No. 11 – Osaka Evessa
- Position: Power forward
- League: B.League

Personal information
- Born: September 10, 1995 (age 30) Gibsonia, Pennsylvania, U.S.
- Listed height: 6 ft 9 in (2.06 m)
- Listed weight: 225 lb (102 kg)

Career information
- High school: Hampton (Allison Park, Pennsylvania)
- College: Pittsburgh (2014–2018); Arizona (2018–2019);
- NBA draft: 2019: undrafted
- Playing career: 2019–present

Career history
- 2019–2020: BK Ventspils
- 2020–2021: Darüşşafaka Tekfen
- 2021–2022: Gaziantep Basketbol
- 2022–2023: UCAM Murcia
- 2023–2024: Manisa BB
- 2024–present: Osaka Evessa

= Ryan Luther =

American basketball player

Ryan Shanahan Luther (born September 10, 1995) is an American professional basketball player for Osaka Evessa of the B.League. He played college basketball for Pittsburgh and Arizona.

==High school career==
Luther attended Hampton High School. During his senior season, he scored 30 points against Norwin High School in the Penn-Trafford Basketball Tournament and broke the school scoring record. Luther signed with Pittsburgh on October 25, 2013, choosing the Panthers over Duquesne and Dayton.

==College career==
Luther began his collegiate career at Pittsburgh and played sparingly as a freshman. As a sophomore, he averaged 5.2 points and 3.0 rebounds per game. Following Luther's sophomore season, Pittsburgh coach Jamie Dixon left for TCU and was replaced by Kevin Stallings. On December 17, 2016, Luther scored a career-high 20 points and grabbed seven rebounds in a 83-73 win against Rice. He averaged 5.7 points and 3.9 rebounds per game as a junior but missed 12 games with a right foot injury sustained in practice. Luther averaged 12.7 points and 10.1 rebounds per game as a senior but missed the Panthers' final 22 games after sustaining a season-ending foot injury. He was granted an additional year of eligibility by the NCAA and opted to transfer to Arizona. As a redshirt senior at Arizona, Luther averaged 8.4 points and 4.3 rebounds per game while shooting 37.5% from 3-point range. He started 20 of 32 games for the Wildcats, missing several games in the starting lineup due to a finger injury in the Maui Invitational.

==Professional career==
After his graduation from Arizona, Luther signed with BK Ventspils of the Latvian league on August 12, 2019. He averaged 18.0 points and 8.9 rebounds per game and shot 48.4% from 3-point range before the season was suspended in March 2020. On July 30, 2020, Luther signed with Darüşşafaka Tekfen of the Turkish Basketbol Süper Ligi. He averaged 8 points and 5 rebounds per game.

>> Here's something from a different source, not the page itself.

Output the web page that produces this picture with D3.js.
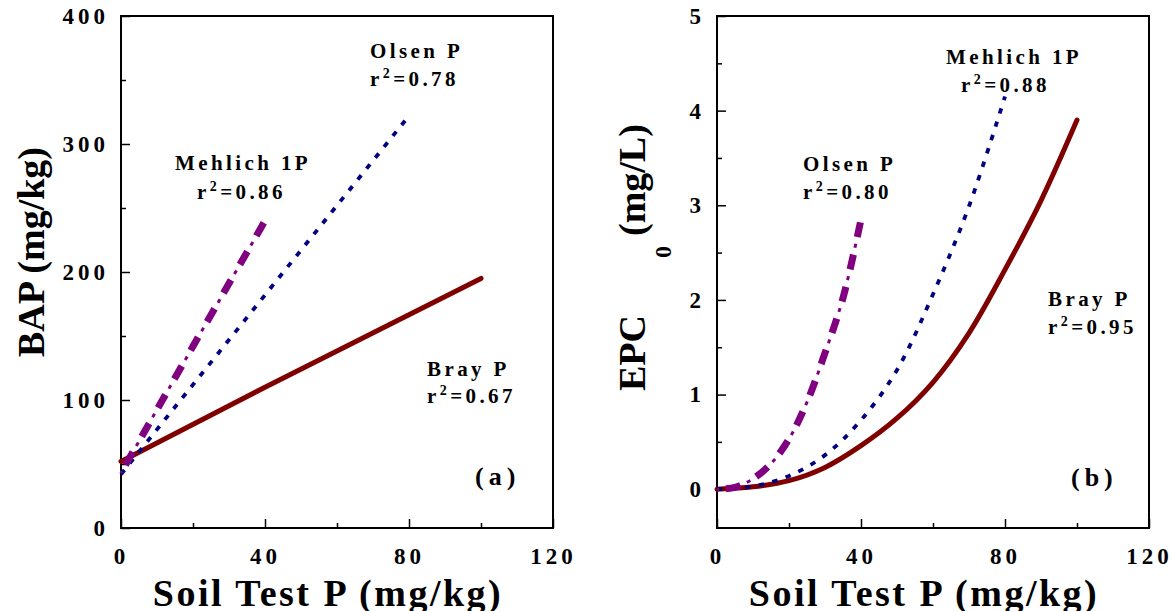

On July 17, 2021, Luther signed with Gaziantep Basketbol.

On July 5, 2022, he has signed with UCAM Murcia in the Liga ACB.

On June 1, 2023, he signed with Manisa BB.

===The Basketball Tournament===
Luther joined Herd That, a team composed primarily of Marshall alumni, in The Basketball Tournament 2020. On July 9, Luther tallied nine points and six rebounds and hit the game-winning layup in a 102-99 comeback win against The Money Team. He scored 11 points as Herd That fell to Overseas Elite 93-76 in the quarterfinals.

==Personal life==
Luther is the son of Bill Luther, who attended Duquesne. One of Luthers' uncles, Brian Shanahan, was a 1,000-point scorer at Duquesne. Luther's cousin Mike Shanahan played college football for Pittsburgh as a wide receiver. Luther's twin brother Collin played basketball at Elon, and his older brother Bill played at Pitt-Johnstown.